==== Data excerpt
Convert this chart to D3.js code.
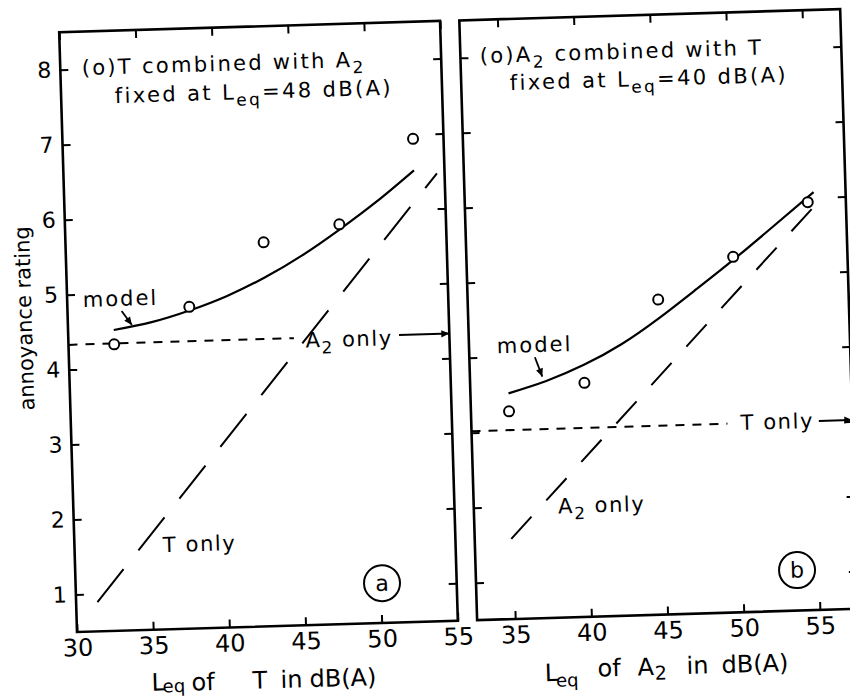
<!DOCTYPE html>
<html><head><meta charset="utf-8">
<script src="https://cdn.jsdelivr.net/npm/d3@7"></script>
<style>
body{margin:0;background:#fff}
svg{display:block}
text{font-family:"DejaVu Sans",sans-serif;fill:#000}
</style>
</head><body>
<svg id="c" width="850" height="697"></svg>
<script>
// ---------- data ----------
const yTicks = [1, 2, 3, 4, 5, 6, 7, 8];
const xTicksA = [30, 35, 40, 45, 50, 55];
const xTicksB = [35, 40, 45, 50, 55];

// panel (a): T combined with A2 fixed at 48 dB(A)
const obsAx = [33, 38, 43, 48, 53];
const obsAy = [4.32, 4.79, 5.62, 5.83, 6.94];
const modelAx = [33, 35.5, 38, 40.5, 43, 45.5, 48, 50.5, 53];
const modelAy = [4.51, 4.60, 4.74, 4.92, 5.15, 5.43, 5.76, 6.12, 6.52];
const tOnlyAx = [31.4, 54.5];
const tOnlyAy = [0.89, 6.47];
const a2OnlyLevelA = 4.33;

// panel (b): A2 combined with T fixed at 40 dB(A)
const obsBx = [35, 40, 45, 50, 55];
const obsBy = [3.27, 3.62, 4.70, 5.24, 5.94];
const modelBx = [35, 37.5, 40, 42.5, 45, 47.5, 50, 52.5, 55.4];
const modelBy = [3.51, 3.66, 3.86, 4.12, 4.45, 4.82, 5.20, 5.60, 6.07];
const a2OnlyBx = [34.9, 55.5];
const a2OnlyBy = [1.57, 5.90];
const tOnlyLevelB = 3.02;

// ---------- layout ----------
const svg = d3.select("#c");
const defs = svg.append("defs");
defs.append("marker").attr("id", "ah")
  .attr("viewBox", "0 0 10 10").attr("refX", 10).attr("refY", 5)
  .attr("markerWidth", 9).attr("markerHeight", 8)
  .attr("markerUnits", "userSpaceOnUse").attr("orient", "auto")
  .append("path").attr("d", "M0,0.5L10,5L0,9.5Z").attr("fill", "#000");

// the scanned figure is slightly rotated
const root = svg.append("g").attr("transform", "rotate(-1.7,77,632)");

const pTop = 32, pBottom = 632, pw = 381;
const y = d3.scaleLinear().domain([0.5, 8.5]).range([pBottom, pTop]);
const xA = d3.scaleLinear().domain([30, 55]).range([77, 77 + pw]);
const xB = d3.scaleLinear().domain([32.5, 57.5]).range([477.3, 477.3 + pw]);

function frame(g, x, xt, showY) {
  const [x0, x1] = x.range();
  g.append("rect").attr("x", x0).attr("y", pTop).attr("width", x1 - x0).attr("height", pBottom - pTop)
    .attr("fill", "none").attr("stroke", "#000").attr("stroke-width", 2.6);
  const style = sel => {
    sel.select(".domain").remove();
    sel.selectAll(".tick line").attr("stroke", "#000").attr("stroke-width", 2);
    sel.selectAll(".tick text").attr("fill", "#000").attr("font-family", '"DejaVu Sans",sans-serif');
  };
  g.append("g").attr("transform", `translate(0,${pBottom})`)
    .call(d3.axisBottom(x).tickValues(xt).tickSizeInner(-8).tickSizeOuter(0).tickPadding(7).tickFormat(d3.format("d")))
    .call(style).selectAll(".tick text").attr("font-size", 24);
  g.append("g").attr("transform", `translate(0,${pTop})`)
    .call(d3.axisTop(x).tickValues(xt).tickSizeInner(-8).tickSizeOuter(0).tickFormat(""))
    .call(style);
  g.append("g").attr("transform", `translate(${x0},0)`)
    .call(d3.axisLeft(y).tickValues(yTicks).tickSizeInner(-8).tickSizeOuter(0).tickPadding(9)
      .tickFormat(showY ? d3.format("d") : ""))
    .call(style).selectAll(".tick text").attr("font-size", 22);
  g.append("g").attr("transform", `translate(${x1},0)`)
    .call(d3.axisRight(y).tickValues(yTicks).tickSizeInner(-8).tickSizeOuter(0).tickFormat(""))
    .call(style);
}

// text helper: parts = [[string, isSub]]
function label(g, px, py, parts, size, spacing) {
  const t = g.append("text").attr("x", px).attr("y", py)
    .attr("font-size", size).attr("letter-spacing", spacing || 0);
  let shifted = false;
  parts.forEach(([s, sub]) => {
    const ts = t.append("tspan").text(s);
    if (sub && !shifted) { ts.attr("dy", size * 0.3).attr("font-size", size * 0.8); shifted = true; }
    else if (sub) { ts.attr("font-size", size * 0.8); }
    else if (!sub && shifted) { ts.attr("dy", -size * 0.3); shifted = false; }
  });
  return t;
}

function panel(x, xt, showY, d) {
  const g = root.append("g");
  frame(g, x, xt, showY);
  const line = d3.line().x(p => x(p[0])).y(p => y(p[1]));

  // long-dashed single-source line
  g.append("path").datum(d.longX.map((v, i) => [v, d.longY[i]]))
    .attr("d", line).attr("fill", "none").attr("stroke", "#000")
    .attr("stroke-width", 2).attr("stroke-dasharray", d.longDash);

  // short-dashed fixed level
  g.append("path").datum([[x.domain()[0], d.level], [d.levelEnd, d.level]])
    .attr("d", line).attr("fill", "none").attr("stroke", "#000")
    .attr("stroke-width", 2).attr("stroke-dasharray", "9,8");
  g.append("path").datum([[d.arrowStart, d.level], [x.domain()[1], d.level]])
    .attr("d", line).attr("fill", "none").attr("stroke", "#000")
    .attr("stroke-width", 2).attr("marker-end", "url(#ah)");

  // model curve
  g.append("path").datum(d.modelX.map((v, i) => [v, d.modelY[i]]))
    .attr("d", line.curve(d3.curveNatural)).attr("fill", "none")
    .attr("stroke", "#000").attr("stroke-width", 2.2);
  line.curve(d3.curveLinear);

  // observations
  g.selectAll("circle.obs").data(d.obsX.map((v, i) => [v, d.obsY[i]])).join("circle")
    .attr("class", "obs").attr("cx", p => x(p[0])).attr("cy", p => y(p[1])).attr("r", 5)
    .attr("fill", "#fff").attr("stroke", "#000").attr("stroke-width", 2);

  // model arrow
  g.append("line")
    .attr("x1", x(d.mArrow[0])).attr("y1", y(d.mArrow[1]))
    .attr("x2", x(d.mArrow[2])).attr("y2", y(d.mArrow[3]))
    .attr("stroke", "#000").attr("stroke-width", 1.8).attr("marker-end", "url(#ah)");

  // labels
  const [x0] = x.range();
  label(g, x0 + d.t1[0], pTop + d.t1[1], d.title1, 21, 2.3);
  label(g, x0 + d.t2[0], pTop + d.t2[1], d.title2, 21, 2.4);
  label(g, x(d.modelLab[0]), y(d.modelLab[1]), [["model"]], 21, 2);
  label(g, x(d.levelLab[0]), y(d.levelLab[1]), d.levelText, 21, 1.6);
  label(g, x(d.longLab[0]), y(d.longLab[1]), d.longText, 21, 1.6);

  // panel letter
  g.append("circle").attr("cx", x(d.letter[0])).attr("cy", y(d.letter[1])).attr("r", 18)
    .attr("fill", "none").attr("stroke", "#000").attr("stroke-width", 2);
  g.append("text").attr("x", x(d.letter[0])).attr("y", y(d.letter[1]) + 7.5)
    .attr("text-anchor", "middle").attr("font-size", 22).text(d.letterText);

  // x-axis title
  const xt2 = g.append("text").attr("font-size", 24);
  d.xTitle.forEach(([s, dx, dyv, fs]) => {
    xt2.append("tspan").attr("x", x0 + dx).attr("y", 694 + dyv).attr("font-size", fs).text(s);
  });
  return g;
}

panel(xA, xTicksA, true, {
  longX: tOnlyAx, longY: tOnlyAy, longDash: "42,24",
  level: a2OnlyLevelA, levelEnd: 44.8, arrowStart: 51.7,
  modelX: modelAx, modelY: modelAy, obsX: obsAx, obsY: obsAy,
  mArrow: [33.55, 4.76, 34.2, 4.57],
  t1: [21.5, 43.4], t2: [53.7, 72.3],
  title1: [["(o)T combined with A"], ["2", true]],
  title2: [["fixed at L"], ["eq", true], ["=48 dB(A)"]],
  modelLab: [31.03, 4.83],
  levelLab: [45.55, 4.2], levelText: [["A"], ["2", true], [" only"]],
  longLab: [35.8, 1.53], longText: [["T only"]],
  letter: [50.1, 1.03], letterText: "a",
  xTitle: [["L", 73, -1, 24], ["eq", 84, 1, 18], ["of", 113, 0, 24], ["T", 174, 0, 24], ["in", 202, 0, 24], ["dB(A)", 231, 0, 24]]
});

panel(xB, xTicksB, false, {
  longX: a2OnlyBx, longY: a2OnlyBy, longDash: "30,22",
  level: tOnlyLevelB, levelEnd: 49.3, arrowStart: 55.3,
  modelX: modelBx, modelY: modelBy, obsX: obsBx, obsY: obsBy,
  mArrow: [36.8, 3.98, 37.25, 3.72],
  t1: [19.4, 43.2], t2: [48.6, 71.1],
  title1: [["(o)A"], ["2", true], [" combined with T"]],
  title2: [["fixed at L"], ["eq", true], ["=40 dB(A)"]],
  modelLab: [34.33, 4.05],
  levelLab: [50.16, 2.93], levelText: [["T only"]],
  longLab: [38.03, 1.89], longText: [["A"], ["2", true], [" only"]],
  letter: [53.58, 1.04], letterText: "b",
  xTitle: [["L", 66, 1, 24], ["eq", 77, 7, 18], ["of", 119, -2, 24], ["A", 159, -2, 24], ["2", 176, 3, 19], ["in", 208, -2, 24], ["dB(A)", 243, -2, 24]]
});

// y-axis title
root.append("text").attr("transform", "translate(41,317) rotate(-90)")
  .attr("text-anchor", "middle").attr("font-size", 21).text("annoyance rating");
</script>
</body></html>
========
**Written task:**
Set down again, exactly, the lines of the material above from its first line to the one with "const tOnlyLevelB = 3.02;", inclusive. Leave the pictures out.

**Answer in full:**
Convert this chart to D3.js code.
<!DOCTYPE html>
<html><head><meta charset="utf-8">
<script src="https://cdn.jsdelivr.net/npm/d3@7"></script>
<style>
body{margin:0;background:#fff}
svg{display:block}
text{font-family:"DejaVu Sans",sans-serif;fill:#000}
</style>
</head><body>
<svg id="c" width="850" height="697"></svg>
<script>
// ---------- data ----------
const yTicks = [1, 2, 3, 4, 5, 6, 7, 8];
const xTicksA = [30, 35, 40, 45, 50, 55];
const xTicksB = [35, 40, 45, 50, 55];

// panel (a): T combined with A2 fixed at 48 dB(A)
const obsAx = [33, 38, 43, 48, 53];
const obsAy = [4.32, 4.79, 5.62, 5.83, 6.94];
const modelAx = [33, 35.5, 38, 40.5, 43, 45.5, 48, 50.5, 53];
const modelAy = [4.51, 4.60, 4.74, 4.92, 5.15, 5.43, 5.76, 6.12, 6.52];
const tOnlyAx = [31.4, 54.5];
const tOnlyAy = [0.89, 6.47];
const a2OnlyLevelA = 4.33;

// panel (b): A2 combined with T fixed at 40 dB(A)
const obsBx = [35, 40, 45, 50, 55];
const obsBy = [3.27, 3.62, 4.70, 5.24, 5.94];
const modelBx = [35, 37.5, 40, 42.5, 45, 47.5, 50, 52.5, 55.4];
const modelBy = [3.51, 3.66, 3.86, 4.12, 4.45, 4.82, 5.20, 5.60, 6.07];
const a2OnlyBx = [34.9, 55.5];
const a2OnlyBy = [1.57, 5.90];
const tOnlyLevelB = 3.02;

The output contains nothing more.